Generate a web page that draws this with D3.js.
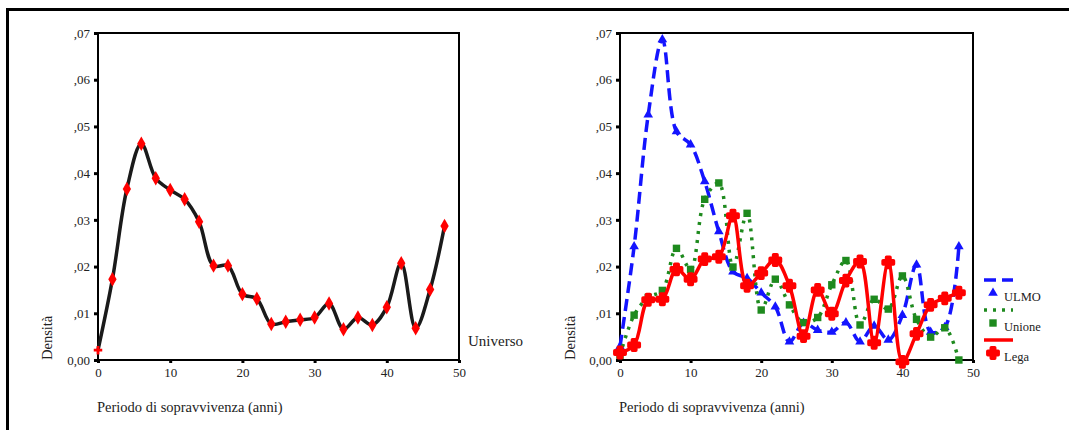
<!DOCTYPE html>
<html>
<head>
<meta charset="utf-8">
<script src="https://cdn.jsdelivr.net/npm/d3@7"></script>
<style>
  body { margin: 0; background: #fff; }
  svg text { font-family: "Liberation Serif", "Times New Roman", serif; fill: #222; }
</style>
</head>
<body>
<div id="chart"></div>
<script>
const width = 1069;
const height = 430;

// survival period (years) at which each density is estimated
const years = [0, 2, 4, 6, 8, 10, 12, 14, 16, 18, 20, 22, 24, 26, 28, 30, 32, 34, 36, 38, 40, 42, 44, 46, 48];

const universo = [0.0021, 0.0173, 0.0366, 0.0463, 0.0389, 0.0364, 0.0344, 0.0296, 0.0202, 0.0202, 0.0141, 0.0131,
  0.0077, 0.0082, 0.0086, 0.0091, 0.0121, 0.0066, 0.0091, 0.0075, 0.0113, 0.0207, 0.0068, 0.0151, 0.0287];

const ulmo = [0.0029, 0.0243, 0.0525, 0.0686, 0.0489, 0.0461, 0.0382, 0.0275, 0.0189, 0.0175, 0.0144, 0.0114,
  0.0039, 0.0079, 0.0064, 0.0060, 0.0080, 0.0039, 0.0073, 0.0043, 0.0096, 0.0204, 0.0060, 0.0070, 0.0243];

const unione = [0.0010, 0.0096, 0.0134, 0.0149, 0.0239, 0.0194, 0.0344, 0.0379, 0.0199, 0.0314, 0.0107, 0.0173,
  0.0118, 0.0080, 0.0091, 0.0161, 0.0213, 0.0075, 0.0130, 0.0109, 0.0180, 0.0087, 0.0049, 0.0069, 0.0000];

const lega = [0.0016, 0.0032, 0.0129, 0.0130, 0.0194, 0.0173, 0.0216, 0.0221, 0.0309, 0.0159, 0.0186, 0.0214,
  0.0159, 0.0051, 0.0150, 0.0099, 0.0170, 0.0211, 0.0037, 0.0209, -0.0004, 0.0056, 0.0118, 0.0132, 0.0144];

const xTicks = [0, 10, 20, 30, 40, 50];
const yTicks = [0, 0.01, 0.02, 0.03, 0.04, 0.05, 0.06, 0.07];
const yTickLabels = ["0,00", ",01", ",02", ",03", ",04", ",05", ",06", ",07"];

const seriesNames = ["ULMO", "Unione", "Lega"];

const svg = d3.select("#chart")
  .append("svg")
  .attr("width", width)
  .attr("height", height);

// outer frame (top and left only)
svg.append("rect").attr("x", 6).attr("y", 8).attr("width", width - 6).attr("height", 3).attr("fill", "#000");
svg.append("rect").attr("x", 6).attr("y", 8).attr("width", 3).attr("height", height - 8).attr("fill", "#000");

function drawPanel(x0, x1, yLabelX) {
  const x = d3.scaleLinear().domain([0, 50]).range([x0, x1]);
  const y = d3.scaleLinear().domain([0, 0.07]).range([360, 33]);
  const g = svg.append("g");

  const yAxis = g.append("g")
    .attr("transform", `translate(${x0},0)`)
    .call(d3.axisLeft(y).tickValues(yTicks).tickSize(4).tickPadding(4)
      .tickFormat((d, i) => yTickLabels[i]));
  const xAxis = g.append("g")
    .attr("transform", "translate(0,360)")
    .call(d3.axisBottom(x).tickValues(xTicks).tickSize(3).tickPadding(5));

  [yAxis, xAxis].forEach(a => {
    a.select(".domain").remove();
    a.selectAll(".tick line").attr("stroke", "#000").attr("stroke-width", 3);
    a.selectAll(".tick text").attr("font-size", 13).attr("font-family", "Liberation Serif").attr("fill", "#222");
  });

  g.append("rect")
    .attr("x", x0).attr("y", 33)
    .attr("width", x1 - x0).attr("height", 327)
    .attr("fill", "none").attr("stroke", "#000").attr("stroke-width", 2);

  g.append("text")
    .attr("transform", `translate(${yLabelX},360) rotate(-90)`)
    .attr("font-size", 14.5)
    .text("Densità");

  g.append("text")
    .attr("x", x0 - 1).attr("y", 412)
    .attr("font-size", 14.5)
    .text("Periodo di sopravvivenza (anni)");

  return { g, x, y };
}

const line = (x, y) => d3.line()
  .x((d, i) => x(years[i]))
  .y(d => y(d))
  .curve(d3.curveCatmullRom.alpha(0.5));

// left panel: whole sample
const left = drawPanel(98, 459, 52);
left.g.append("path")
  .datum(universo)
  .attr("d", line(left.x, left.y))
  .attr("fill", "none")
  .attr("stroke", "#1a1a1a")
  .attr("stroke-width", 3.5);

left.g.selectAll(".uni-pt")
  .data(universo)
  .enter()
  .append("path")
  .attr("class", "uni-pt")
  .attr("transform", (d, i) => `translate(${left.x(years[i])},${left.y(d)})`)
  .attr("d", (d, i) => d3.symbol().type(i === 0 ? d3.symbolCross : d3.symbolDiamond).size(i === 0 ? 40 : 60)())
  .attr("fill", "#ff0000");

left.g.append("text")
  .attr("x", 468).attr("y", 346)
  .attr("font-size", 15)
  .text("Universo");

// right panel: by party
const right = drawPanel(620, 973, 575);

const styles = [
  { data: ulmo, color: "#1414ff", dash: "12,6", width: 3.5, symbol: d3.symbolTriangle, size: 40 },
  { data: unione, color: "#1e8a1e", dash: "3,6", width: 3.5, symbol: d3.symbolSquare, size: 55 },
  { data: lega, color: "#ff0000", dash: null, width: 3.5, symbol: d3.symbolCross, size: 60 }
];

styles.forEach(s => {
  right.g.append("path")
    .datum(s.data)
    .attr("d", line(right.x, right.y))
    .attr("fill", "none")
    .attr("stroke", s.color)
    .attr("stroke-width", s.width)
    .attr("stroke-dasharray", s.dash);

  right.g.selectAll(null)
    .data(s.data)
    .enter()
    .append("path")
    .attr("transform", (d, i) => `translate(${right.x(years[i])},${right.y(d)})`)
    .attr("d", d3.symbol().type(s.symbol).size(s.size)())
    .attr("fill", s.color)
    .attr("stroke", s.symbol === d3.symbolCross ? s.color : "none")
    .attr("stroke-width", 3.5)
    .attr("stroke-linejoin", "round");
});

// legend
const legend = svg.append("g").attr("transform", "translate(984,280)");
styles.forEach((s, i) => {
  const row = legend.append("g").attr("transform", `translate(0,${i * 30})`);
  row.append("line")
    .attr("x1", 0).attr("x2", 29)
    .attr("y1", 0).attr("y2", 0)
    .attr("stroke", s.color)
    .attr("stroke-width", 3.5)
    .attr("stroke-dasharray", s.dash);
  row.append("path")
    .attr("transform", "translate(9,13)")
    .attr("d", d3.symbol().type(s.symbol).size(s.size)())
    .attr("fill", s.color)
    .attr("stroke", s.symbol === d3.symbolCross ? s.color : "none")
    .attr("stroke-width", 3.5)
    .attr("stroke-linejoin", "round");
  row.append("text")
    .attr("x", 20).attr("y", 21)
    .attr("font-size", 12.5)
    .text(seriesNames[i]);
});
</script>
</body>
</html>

Challenge:
From the opening line of the listing above through the line bearing "0.0060, 0.0070, 0.0243];", repeat each line exactly. Drop every picture.

Solution:
Generate a web page that draws this with D3.js.
<!DOCTYPE html>
<html>
<head>
<meta charset="utf-8">
<script src="https://cdn.jsdelivr.net/npm/d3@7"></script>
<style>
  body { margin: 0; background: #fff; }
  svg text { font-family: "Liberation Serif", "Times New Roman", serif; fill: #222; }
</style>
</head>
<body>
<div id="chart"></div>
<script>
const width = 1069;
const height = 430;

// survival period (years) at which each density is estimated
const years = [0, 2, 4, 6, 8, 10, 12, 14, 16, 18, 20, 22, 24, 26, 28, 30, 32, 34, 36, 38, 40, 42, 44, 46, 48];

const universo = [0.0021, 0.0173, 0.0366, 0.0463, 0.0389, 0.0364, 0.0344, 0.0296, 0.0202, 0.0202, 0.0141, 0.0131,
  0.0077, 0.0082, 0.0086, 0.0091, 0.0121, 0.0066, 0.0091, 0.0075, 0.0113, 0.0207, 0.0068, 0.0151, 0.0287];

const ulmo = [0.0029, 0.0243, 0.0525, 0.0686, 0.0489, 0.0461, 0.0382, 0.0275, 0.0189, 0.0175, 0.0144, 0.0114,
  0.0039, 0.0079, 0.0064, 0.0060, 0.0080, 0.0039, 0.0073, 0.0043, 0.0096, 0.0204, 0.0060, 0.0070, 0.0243];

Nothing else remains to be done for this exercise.